With most DR solutions, we would recommend that you actually do a full trial run every 12 months. This will give you and the management team at your business the ability to understand that you can do DR, that there is a value to DR, and that the staff will know how to do DR when it’s called on.
So, to summarise, what Veber would like you to actually take away from this, is we would like you to get your recovery time objectives worked out. Whether that’s 4 hours, 4 days or 4 weeks, all of these things can be calculated and worked out within your business. Take those to your service provider, and work with your service provider to build a recovery plan that is achievable and affordable. There’s no point in having a recovery plan that says you need to be backed up within 2 minutes, it costs 4 times the original platform.
The next sort of area that we would recommend is how long before your business has a permanent impact from an outage?
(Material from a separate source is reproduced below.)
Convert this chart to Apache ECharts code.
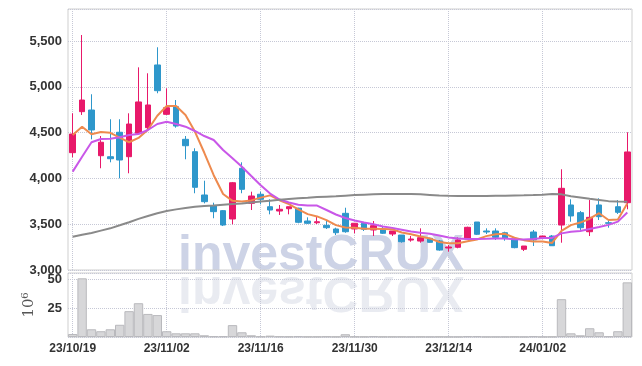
<!DOCTYPE html>
<html>
<head>
<meta charset="utf-8">
<script src="https://cdn.jsdelivr.net/npm/echarts@6.0.0/dist/echarts.min.js"></script>
<style>
html, body { margin: 0; padding: 0; background: #fff; }
#chart { width: 642px; height: 366px; }
</style>
</head>
<body>
<div id="chart"></div>
<script>
// trading days 23/10/19 ~ 24/01/15
var dates = ['23/10/19','23/10/20','23/10/23','23/10/24','23/10/25','23/10/26','23/10/27','23/10/30','23/10/31',
    '23/11/01','23/11/02','23/11/03','23/11/06','23/11/07','23/11/08','23/11/09','23/11/10','23/11/13','23/11/14',
    '23/11/15','23/11/16','23/11/17','23/11/20','23/11/21','23/11/22','23/11/23','23/11/24','23/11/27','23/11/28',
    '23/11/29','23/11/30','23/12/01','23/12/04','23/12/05','23/12/06','23/12/07','23/12/08','23/12/11','23/12/12',
    '23/12/13','23/12/14','23/12/15','23/12/18','23/12/19','23/12/20','23/12/21','23/12/22','23/12/26','23/12/27',
    '23/12/28','24/01/02','24/01/03','24/01/04','24/01/05','24/01/08','24/01/09','24/01/10','24/01/11','24/01/12',
    '24/01/15'];

var opens  = [4281,4729,4747,4248,4237,4504,4237,4493,4554,5239,4700,4783,4427,4292,3819,3702,3648,3557,4111,3728,
              3827,3691,3644,3669,3675,3535,3516,3488,3448,3619,3448,3510,3437,3448,3393,3382,3327,3316,3346,3317,
              3240,3248,3339,3524,3426,3426,3407,3339,3226,3415,3346,3371,3491,3710,3626,3418,3710,3516,3691,3735];
var closes = [4485,4856,4529,4395,4215,4201,4594,4835,4802,4958,4772,4572,4357,3903,3746,3637,3491,3953,3881,3808,
              3772,3655,3663,3691,3521,3510,3527,3462,3407,3418,3510,3444,3484,3401,3426,3309,3338,3353,3302,3218,
              3251,3328,3466,3390,3415,3357,3346,3244,3262,3328,3371,3265,3892,3590,3462,3575,3582,3510,3630,4289];
var lows   = [4231,4693,4427,4111,4176,4001,4056,4474,4529,4930,4693,4554,4209,3838,3728,3565,3480,3499,3838,3655,
              3717,3608,3601,3608,3510,3502,3502,3448,3382,3407,3401,3426,3371,3393,3371,3298,3309,3298,3298,3211,
              3200,3237,3335,3382,3393,3328,3320,3237,3207,3262,3342,3265,3298,3527,3437,3371,3546,3462,3612,3663];
var highs  = [4711,5566,4919,4463,4646,4646,4711,5213,5148,5432,4984,4856,4463,4329,3975,3735,3655,3961,4176,3855,
              3855,3772,3710,3691,3680,3575,3582,3535,3462,3680,3510,3517,3535,3473,3426,3382,3371,3455,3353,3327,
              3273,3357,3473,3524,3455,3455,3418,3357,3262,3437,3371,3382,4100,3772,3644,3764,3783,3546,3764,4504];

// moving averages as drawn (5 / 10 / 60 days)
var ma5  = [4474,4565,4482,4507,4498,4445,4395,4442,4532,4685,4790,4790,4693,4512,4280,4035,3830,3755,3748,3760,
            3790,3815,3762,3720,3663,3610,3585,3545,3490,3465,3462,3450,3450,3448,3445,3410,3390,3365,3345,3306,
            3293,3292,3313,3333,3370,3390,3395,3352,3326,3310,3311,3296,3428,3490,3518,3560,3620,3546,3552,3725];
var ma10 = [4074,4237,4395,4431,4434,4449,4474,4485,4529,4594,4619,4594,4565,4518,4463,4420,4310,4220,4128,4026,
            3925,3835,3770,3737,3712,3703,3703,3655,3606,3568,3540,3518,3500,3475,3460,3440,3420,3406,3396,3376,
            3355,3343,3339,3338,3340,3344,3344,3336,3332,3338,3349,3350,3400,3418,3425,3448,3470,3493,3528,3627];
var ma60 = [3364,3385,3405,3430,3455,3488,3522,3558,3590,3620,3645,3662,3678,3690,3698,3705,3713,3720,3727,3737,
            3747,3757,3766,3775,3783,3789,3796,3801,3806,3812,3818,3823,3826,3829,3831,3831,3830,3826,3820,3813,
            3810,3808,3807,3808,3809,3810,3811,3813,3815,3818,3823,3830,3826,3805,3792,3777,3765,3752,3748,3745];

// volume, 10^6 shares
var volumes = [2.6,50.9,6.7,5,6.7,10.6,22.4,29.3,20,19,5,3.2,3.2,3.2,1.5,0.6,0.6,10.3,4.1,1.5,
               0.5,1.2,0.5,0.4,0.6,0.3,0.3,0.5,0.3,2.4,0.4,0.3,0.6,0.3,0.3,0.3,0.2,0.3,0.2,0.3,
               0.2,0.2,0.6,0.6,0.2,0.2,0.2,0.3,0.2,0.6,0.2,0.3,32.8,3.2,1.5,7.6,4.1,0.6,5,47.4];

var upColor = '#e8196a';
var downColor = '#2e97cb';
var labelFont = "'Liberation Sans', Arial, sans-serif";
var markFont = 'bold 50px "Liberation Sans", Arial, sans-serif';
var gridLine = { type: 'dotted', color: '#c6c8d6', width: 1 };

var candles = [];
for (var i = 0; i < dates.length; i++) {
    candles.push([opens[i], closes[i], lows[i], highs[i]]);
}

var chart = echarts.init(document.getElementById('chart'));
var option = {
    animation: false,
    backgroundColor: '#fff',
    grid: [
        { left: 68, right: 10, top: 9, height: 261, show: true, borderColor: '#cfcfcf', borderWidth: 1 },
        { left: 68, right: 10, top: 273, height: 64, show: true, borderColor: '#cfcfcf', borderWidth: 1 }
    ],
    xAxis: [
        {
            type: 'category', gridIndex: 0, data: dates,
            axisLine: { show: false }, axisTick: { show: false }, axisLabel: { show: false },
            splitLine: { show: true, interval: 9, alignWithLabel: true, lineStyle: gridLine }
        },
        {
            type: 'category', gridIndex: 1, data: dates,
            axisLine: { show: false }, axisTick: { show: false },
            axisLabel: { interval: 9, margin: 6, color: '#333', fontFamily: labelFont, fontWeight: 'bold', fontSize: 12 },
            splitLine: { show: true, interval: 9, alignWithLabel: true, lineStyle: gridLine }
        }
    ],
    yAxis: [
        {
            type: 'value', gridIndex: 0, min: 3000, max: 5850, interval: 500,
            axisLine: { show: false }, axisTick: { show: false },
            axisLabel: { showMaxLabel: false, margin: 6, color: '#333', fontFamily: labelFont, fontWeight: 'bold', fontSize: 13 },
            splitLine: { lineStyle: gridLine }
        },
        {
            type: 'value', gridIndex: 1, min: 0, max: 55.5, interval: 25,
            name: '10\u2076', nameLocation: 'middle', nameRotate: 90, nameGap: 22,
            nameTextStyle: { fontFamily: "'DejaVu Serif', serif", fontSize: 15, color: '#555' },
            axisLine: { show: false }, axisTick: { show: false },
            axisLabel: { showMinLabel: false, showMaxLabel: false, margin: 6, color: '#333', fontFamily: labelFont, fontWeight: 'bold', fontSize: 13 },
            splitLine: { lineStyle: gridLine }
        }
    ],
    graphic: [
        {
            type: 'text', x: 178, y: 281, z: -10, silent: true,
            style: { text: 'investCRUX', font: markFont, fill: '#cdd3e6', verticalAlign: 'bottom' }
        },
        {
            // mirrored copy under the baseline
            type: 'text', x: 178, y: 266, scaleY: -1, z: -10, silent: true,
            style: { text: 'investCRUX', font: markFont, fill: '#e4e6ee', opacity: 0.8, verticalAlign: 'bottom' }
        }
    ],
    series: [
        {
            name: 'price', type: 'candlestick', xAxisIndex: 0, yAxisIndex: 0,
            data: candles, barWidth: 6,
            itemStyle: { color: upColor, color0: downColor, borderColor: upColor, borderColor0: downColor, borderWidth: 1 }
        },
        {
            name: 'MA5', type: 'line', xAxisIndex: 0, yAxisIndex: 0, data: ma5,
            symbol: 'none', lineStyle: { color: '#ee8a4e', width: 2 }
        },
        {
            name: 'MA10', type: 'line', xAxisIndex: 0, yAxisIndex: 0, data: ma10,
            symbol: 'none', lineStyle: { color: '#c957e8', width: 2 }
        },
        {
            name: 'MA60', type: 'line', xAxisIndex: 0, yAxisIndex: 0, data: ma60,
            symbol: 'none', lineStyle: { color: '#8a8a8a', width: 2 }
        },
        {
            name: 'volume', type: 'bar', xAxisIndex: 1, yAxisIndex: 1, data: volumes,
            barCategoryGap: '0%',
            itemStyle: { color: '#d7d7d9', borderColor: '#b9b9bd', borderWidth: 1 }
        }
    ]
};
chart.setOption(option);
</script>
</body>
</html>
When is the time that your business would say we are now in graphic danger of actually going out of business?
The very last point that I would sort of come to is the SLAs. Quite often companies come to us and want SLAs for their servers. The SLAs that your primary contractor supplying you will be based around 99.5 or 100% uptime. That doesn’t mean they will actually offer you a DR solution when there is a problem. It just means they’re going to try and keep your platform that they’ve given you alive. We always recommend that you get a second supplier and we’d always recommend that you check that supplier is fully diverse from the primary supplier. Otherwise, you could find that if the primary supplier has an issue, the secondary will have an issue as well.